Mutations at residue 197 do not affect nucleotide binding but do alter nucleotide-induced conformational changes. (A) Recombinant BiP proteins were incubated in the absence of proteinase K or with proteinase K, along with ATP, ADP, or nucleotide. Samples were analyzed by SDS/PAGE. Full-length proteins migrated at ≈78 kDa, whereas the normal ATP-protected fragment migrated at ≈60 kDa, and the ADP-protected fragment migrated at ≈44 kDa. Proteinase K can be observed at the bottom of the gel. (B) The three R197 mutants, as well as wild-type and G227D BiP, were incubated with ATP–agarose to assess the effects of the mutations on nucleotide binding. The left side of the gel is the input protein, and right side is the protein bound to the ATP–agarose beads. G227D BiP serves as a control for a non-ATP-binding mutant.

Fig. 3.

ATP-mediated release of R197 mutants from substrate in vitro. COS cells were cotransfected with Ig HCs and either wild-type BiP or the three R197 mutants. Cells were metabolically labeled, and lysates were divided for immunoprecipitation with anti-BiP or protein A–Sepharose to isolate Ig HCs. One set of HCs was left untreated, and one set was incubated with ATP for each group. Samples were electrophoresed on 10% SDS gels under reducing conditions. BiP signals were quantitated by phosphorimaging, normalized to HC signals, and expressed as the percentage remaining after ATP treatment.
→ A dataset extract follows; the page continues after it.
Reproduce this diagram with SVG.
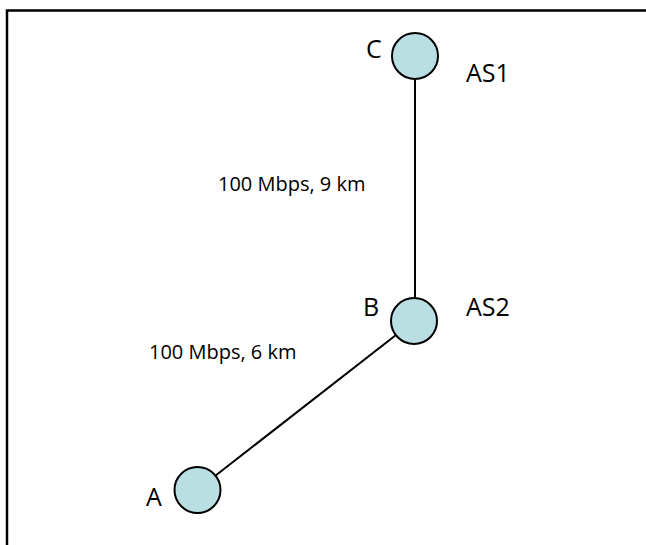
<svg xmlns="http://www.w3.org/2000/svg" width="646" height="545" viewBox="0 0 646 545">
<style>
.node{fill:#b9dfe3;stroke:#000;stroke-width:2}
.lbl{font-family:"Open Sans","Liberation Sans",sans-serif;font-size:25px;fill:#000}
.edge{font-family:"Open Sans","Liberation Sans",sans-serif;font-size:20px;fill:#000}
.link{stroke:#000;stroke-width:2;fill:none}
</style>
<rect width="646" height="545" fill="#fff"/>
<path d="M7 545 V10.5 H646" fill="none" stroke="#000" stroke-width="2.5"/>
<g id="connectors">
<line class="link" x1="415" y1="79" x2="415" y2="298"/>
<line class="link" x1="396" y1="335" x2="215" y2="476"/>
<text class="edge" x="218" y="191">100 Mbps, 9 km</text>
<text class="edge" x="149" y="359">100 Mbps, 6 km</text>
</g>
<g id="node-C">
<circle class="node" cx="415" cy="56" r="23"/>
<text class="lbl" x="366" y="58">C</text>
<text class="lbl" x="466" y="82">AS1</text>
</g>
<g id="node-B">
<circle class="node" cx="414" cy="321" r="23"/>
<text class="lbl" x="363" y="316">B</text>
<text class="lbl" x="466" y="316">AS2</text>
</g>
<g id="node-A">
<circle class="node" cx="197.5" cy="490" r="23"/>
<text class="lbl" x="146" y="506">A</text>
</g>
</svg>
Results are from three independent experiments, and error bars represent SD.

Fig. 4.

R197 substitutions can affect Ig light chain folding. COS cells were transfected with the indicated BiP constructs along with mouse λ light chains. Cells were pulse-labeled with [³⁵S]methionine in the presence of DTT (0) and then chased in complete media without DTT for 45 min. Cell lysates were immunoprecipitated with anti-λ antibodies, and proteins were electrophoresed under nonreducing conditions. The migration of completely reduced, partially oxidized, and completely oxidized light chains is indicated at the right.

Fig. 5.

Effects of R197 substitutions on Ig assembly. COS cells were transfected with the indicated BiP constructs along with vectors encoding Ig γ HC and λ light chain. Cells were pulse-labeled (0) and chased for the indicated times. The media from the 2-h chase (2m) was saved, and both cell lysates and culture supernatants were immunoprecipitated with anti-γ HC antiserum. Samples were analyzed under nonreducing conditions, and the mobility of assembly intermediates is indicated at the left.

Fig. 6.

Model for functional interactions between nucleotide and substrate-binding domains. (A) When BiP is in the ATP-bound form, which is open for substrate binding, the SBD interacts with the NBD in a way resulting in the protection of a 60-kDa fragment when the protein is treated with protease. Hydrolysis of ATP induces closing of the SBD and an alteration in its interaction of the NBD, so that only a 44-kDa fragment is now protected. (B) Mutation of R197 (red asterisk) on the NBD to a neutral or negatively charged residue mimics the ADP-bound form in that the two domains no longer interact in a way that allows protection of a 60-kDa fragment and induces closing of the SBD. (C) ERdj3 (triangle) binds to the ATP-bound form of BiP and serves to push the SBD domain away from the NBD and thus relieve the suppression to ATP hydrolysis that this domain provides and concomitantly to close the SBD.

Fig. 7.

Mutation of negative residues on the SBD of BiP can affect interdomain communication and ATP hydrolysis. (A) Recombinant proteins corresponding to wild-type BiP, three single-point mutants in the SBD, and a TM in which all three residues were combined were incubated with a fusion protein corresponding to ERdj3 J domain and GST. Bound material was subjected to SDS/PAGE analysis and detected by Coomassie blue staining. (B) The indicated recombinant BiP proteins were incubated with ATP, ADP, or no nucleotide and treated with proteinase K as described in Fig. 2. (C) Recombinant BiP proteins were analyzed for ATPase activity alone (−), with ERdj3 (J), with peptide C (C), and with the two together (J/C).